Below is a post I made today in response to a serious query on English Companion Ning about the validity of teaching graphic novels as "text." I got so excited about the topic that I ordered three graphic novels while working on the comment. My love of the graphic began with picture books - my own childhood books, many of which were saved by my mother and now live in my granddaughter Bea's bookcase.
I believe that my fascination with this genre is also connected to my reading history. I learned to read in Nebraska and Wisconsin cemeteries, on long walks with my college professor dad. From him I also learned early to love fantasy (Arthurian) and SF. From my mother's collection of Horizon magazines I learned the power of myth and image. Graphic novels, like the best iPad apps, are among today's best tactile and literary venues for showing students different paths to reading and learning.
- "The need to conduct research and to produce and consume media is embedded into every aspect of today’s curriculum." (Common Core Standards, Key Design Considerations).
- "Integrate and evaluate information presented in diverse media and formats, including visually, quantitatively, and orally." (Common Core Standards, Anchor Standards)
- every single ELA analytical term and method can be visually demonstrated using selected graphic novels - the best of them cover most of the tested content
Matching graphic text to student in terms of appropriateness is important. So read the books before giving them to students.
My post is in response to this query (the following discussion is going to be good as well - take note of the post by Karen LaBonte pointing teachers to Scoop.It, which in turn points us at this Book Shelf interview: Graphic storytelling and the new literacies and many more terrific resources for teaching with graphic novels. Check it out.

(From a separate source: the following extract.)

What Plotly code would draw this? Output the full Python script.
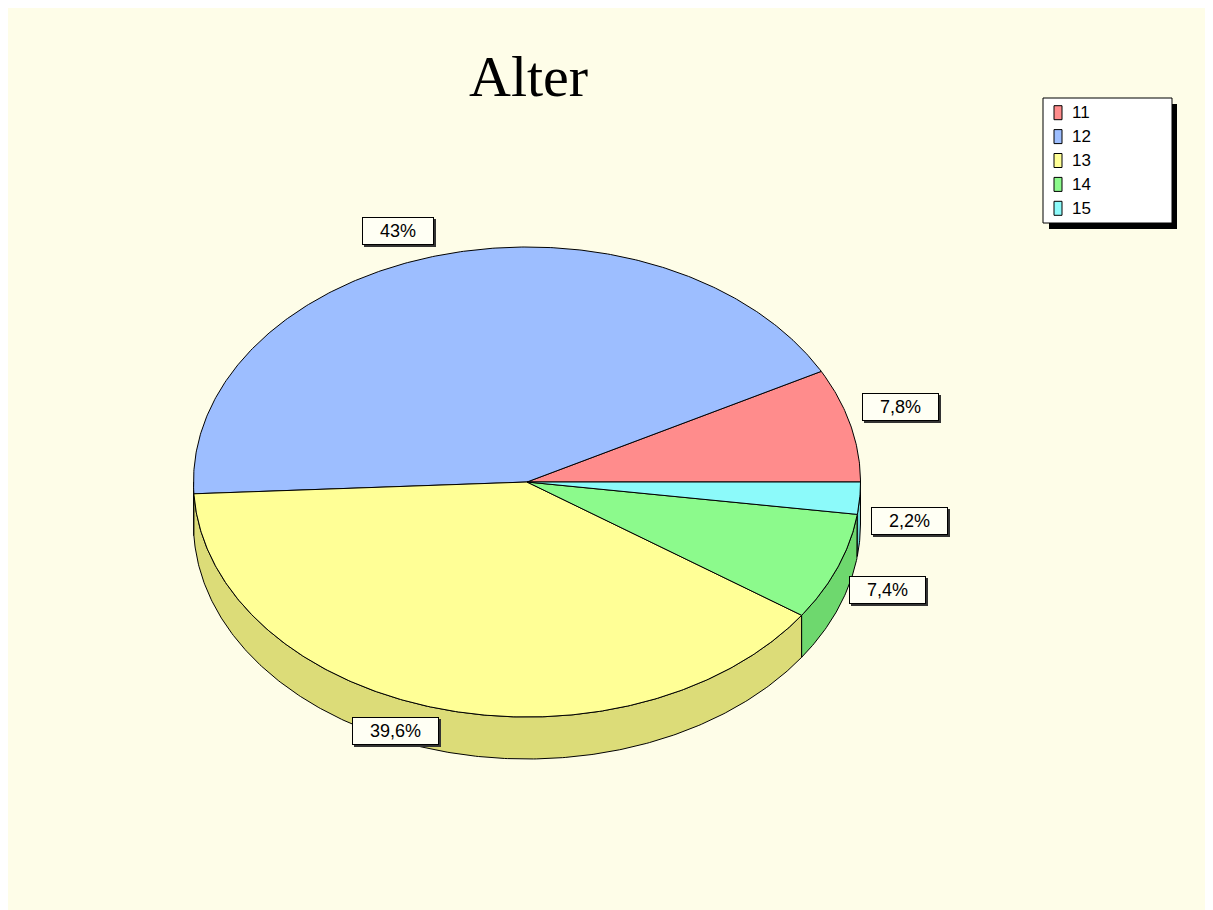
import math
import plotly.graph_objects as go

# ---- data ----
categories = ["11", "12", "13", "14", "15"]
shares = [7.8, 43.0, 39.6, 7.4, 2.2]
top_colors = ["#FF8C8C", "#9DBEFF", "#FFFF96", "#8CFA8C", "#8CFAFA"]
side_colors = ["#DC7070", "#829ED8", "#DCDC78", "#6ED86E", "#6ED8D8"]
title_text = "Alter"

# ---- geometry / style constants (in page pixels) ----
W, H = 1213, 910
OFF = 8  # page body margin
CX, CY = 527, 482
RX, RY = 333.5, 235
DEPTH = 42
BG = "#FEFDE8"
LABEL_FONT = "Liberation Sans, Arial, sans-serif"


def pt(t, dy=0.0):
    r = math.radians(t)
    return CX + RX * math.cos(r), CY - RY * math.sin(r) + dy


def arc(a, b, dy=0.0):
    n = max(2, int(math.ceil(abs(b - a) / 0.5)) + 1)
    return [pt(a + (b - a) * i / (n - 1), dy) for i in range(n)]


def fmt(v):
    s = f"{v:g}".replace(".", ",")
    return s + "%"


total = sum(shares)
bounds = []
start = 0.0
for v in shares:
    span = v / total * 360.0
    bounds.append((start, start + span))
    start += span

fig = go.Figure()

# side walls (front half only)
for cat, (a, b), col in zip(categories, bounds, side_colors):
    s, e = max(a, 180.0), min(b, 360.0)
    if s < e:
        top = arc(s, e)
        bot = arc(e, s, DEPTH)
        pts = top + bot + [top[0]]
        fig.add_trace(go.Scatter(
            x=[p[0] for p in pts], y=[p[1] for p in pts],
            mode="lines", fill="toself", fillcolor=col,
            line=dict(color="black", width=1),
            hoverinfo="skip", showlegend=False))

# top faces
for cat, v, (a, b), col in zip(categories, shares, bounds, top_colors):
    pts = [(CX, CY)] + arc(a, b) + [(CX, CY)]
    fig.add_trace(go.Scatter(
        x=[p[0] for p in pts], y=[p[1] for p in pts],
        mode="lines", fill="toself", fillcolor=col,
        line=dict(color="black", width=1),
        name=cat, text=fmt(v), hoverinfo="name+text", showlegend=False))

annotations = []
PAD = "\u2002\u00a0"
# data labels
for v, (a, b) in zip(shares, bounds):
    m = (a + b) / 2
    px, py = pt(m)
    c, s = math.cos(math.radians(m)), math.sin(math.radians(m))
    lx = px + (50 if c >= 0 else -40)
    ly = py + (-(16 + 9 * s) if s > 0 else 23)
    txt = PAD + fmt(v) + PAD
    annotations.append(dict(
        x=lx, y=ly, xref="x", yref="y", text=txt, showarrow=False,
        font=dict(family=LABEL_FONT, size=18, color="#333333"),
        bgcolor="#333333", bordercolor="#333333", borderwidth=1, borderpad=3,
        xshift=2, yshift=-2))
    annotations.append(dict(
        x=lx, y=ly, xref="x", yref="y", text=txt, showarrow=False,
        font=dict(family=LABEL_FONT, size=18, color="black"),
        bgcolor="#FFFFF4", bordercolor="black", borderwidth=1, borderpad=3))

# title
annotations.append(dict(
    x=528, y=76, xref="x", yref="y", text=title_text, showarrow=False,
    font=dict(family="Liberation Serif, Times New Roman, serif", size=58, color="black")))

shapes = []
# legend (manual, Excel style with shadow)
LX0, LY0, LX1, LY1 = 1043, 98, 1172, 223
shapes.append(dict(type="rect", xref="x", yref="y", x0=LX0 + 6, y0=LY0 + 6,
                   x1=LX1 + 5, y1=LY1 + 6, fillcolor="black", line=dict(width=0)))
shapes.append(dict(type="rect", xref="x", yref="y", x0=LX0, y0=LY0, x1=LX1, y1=LY1,
                   fillcolor="white", line=dict(color="black", width=1)))
for i, (cat, col) in enumerate(zip(categories, top_colors)):
    yc = 112.7 + i * 23.9
    shapes.append(dict(type="rect", xref="x", yref="y", x0=1054, x1=1062,
                       y0=yc - 7, y1=yc + 7, fillcolor=col,
                       line=dict(color="black", width=1)))
    annotations.append(dict(
        x=1070, y=yc, xref="x", yref="y", text=cat, showarrow=False,
        xanchor="left", yanchor="middle",
        font=dict(family=LABEL_FONT, size=17, color="black")))

fig.update_layout(
    width=W, height=H,
    margin=dict(l=0, r=0, t=0, b=0),
    paper_bgcolor=BG, plot_bgcolor="rgba(0,0,0,0)",
    xaxis=dict(range=[OFF, OFF + W], visible=False, fixedrange=True),
    yaxis=dict(range=[OFF + H, OFF], visible=False, fixedrange=True),
    shapes=shapes, annotations=annotations, showlegend=False,
)

fig.write_html("out.html")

You might also want to explore the concept of the picto-essay. Syncopated: An Anthology of Nonfiction Picto-Essays is a starter collection. These short graphic pieces eyeball an experience (e.g. memoir), place, or time, crossing back and forth from history to "you are there" as only the visual world can. I would use them along with the web to enrich visual literacy and visual history lessons. Students with drawing-disability can generally create a wonderful product with a digital camera.
- [My response to Raef Earl Williams, who writes: "With the pressures of teaching all standards and standardized testing, can you rationalize teaching this type of text year in and year out? "] There is also new pressure to teach creative thinking and textual interpretation, and to have students work in purposeful discussion groups. I think that the best graphic novels are a legitimate text source for developing higher order skills - including comprehension. I also agree with you that the power of images is a literacy that should be taught. One approach might be to compare graphic to text versions of literature. I did this with Fahrenheit 451. The Gunslinger, The Martian Chronicles, Something Wicked This Way Comes, Twilight, The Odyssey, and Beowulf (several graphic and comic versions of this are available) are other possibilities [and, I have since discovered, most of Shakespeare and Mark Twain, many great moments in US history... the concept of compare/contrast is HUGE using this format].
It is certainly possible to study any element of literature through its visual presentation in graphic novels - much as you might study a visual image (painting, photograph, etc.). [in fact, some concepts might be best introduced or reinforced with graphic novels: irony, mood, point of view, contrast, parallelism - to name a few]
Here are some titles I would love to teach: American Vampire, Vol. 1 (because Stephen King was involved - but there are also a vol.2 and 3 is on the way), Persepolis, Trickster (Native American storytellers and graphic artists), American Born Chinese, Stitches - a Memoir, Shaun Tan (The Arrival, Lost and Found), and (of course - you would have to offer this) Maus.
American Library Association maintains lists of the best YA graphic novels published each year. The number of titles alone is one reason to attend to them in the classroom.
Since I am having fun imagining this:
- Hark a Vagrant and Wondermark are online sources of excellent, intelligent "shorts" - check out the Hark archives to show kids that graphic is not "dumb." Find a 1-panel short called "The Hole" at this unlikely source: ELL online resource Grammarman (also noted in my post Storytelling Spirit). Grammarman Comic also offers short graphic lessons: comics with errors, worksheets, answer sheets. And another in the .pdf download from, of all places, spirit - the journal of Southwest Airlines, October 2011.
- There are many comic apps - so your students should have no trouble finding DC and other titles for their smart phones. I use Comics, the reader for ComiXology.com.
- I would probably begin with a study of wordless picture books: The Mysteries of Harris Burdick (there is a collection of short stories - one for each picture - due out this fall), Woolvs in the Sitee, Varmints, and Chalk are four of my favorites, but ask a children's librarian.
- Inanimate Alice is a terrific graphic puzzle story - a good problem-solving challenge for a visual reader. There will surely be more of these fully digital visual stories in the months to come.
- It would be interesting to have students do some deep thinking about the mood, tone, and content of graphic novels - so little humor, so much violence and darkness (just a study of color across several titles would be fun).
On the "create" end of learning, you might want to have groups collaborate on a graphic story - apps like Comic Life and online tools like Make Beliefs Comix can support the non-artistic. With middle schoolers, we did work on large pages as well as digital ones. Have fun!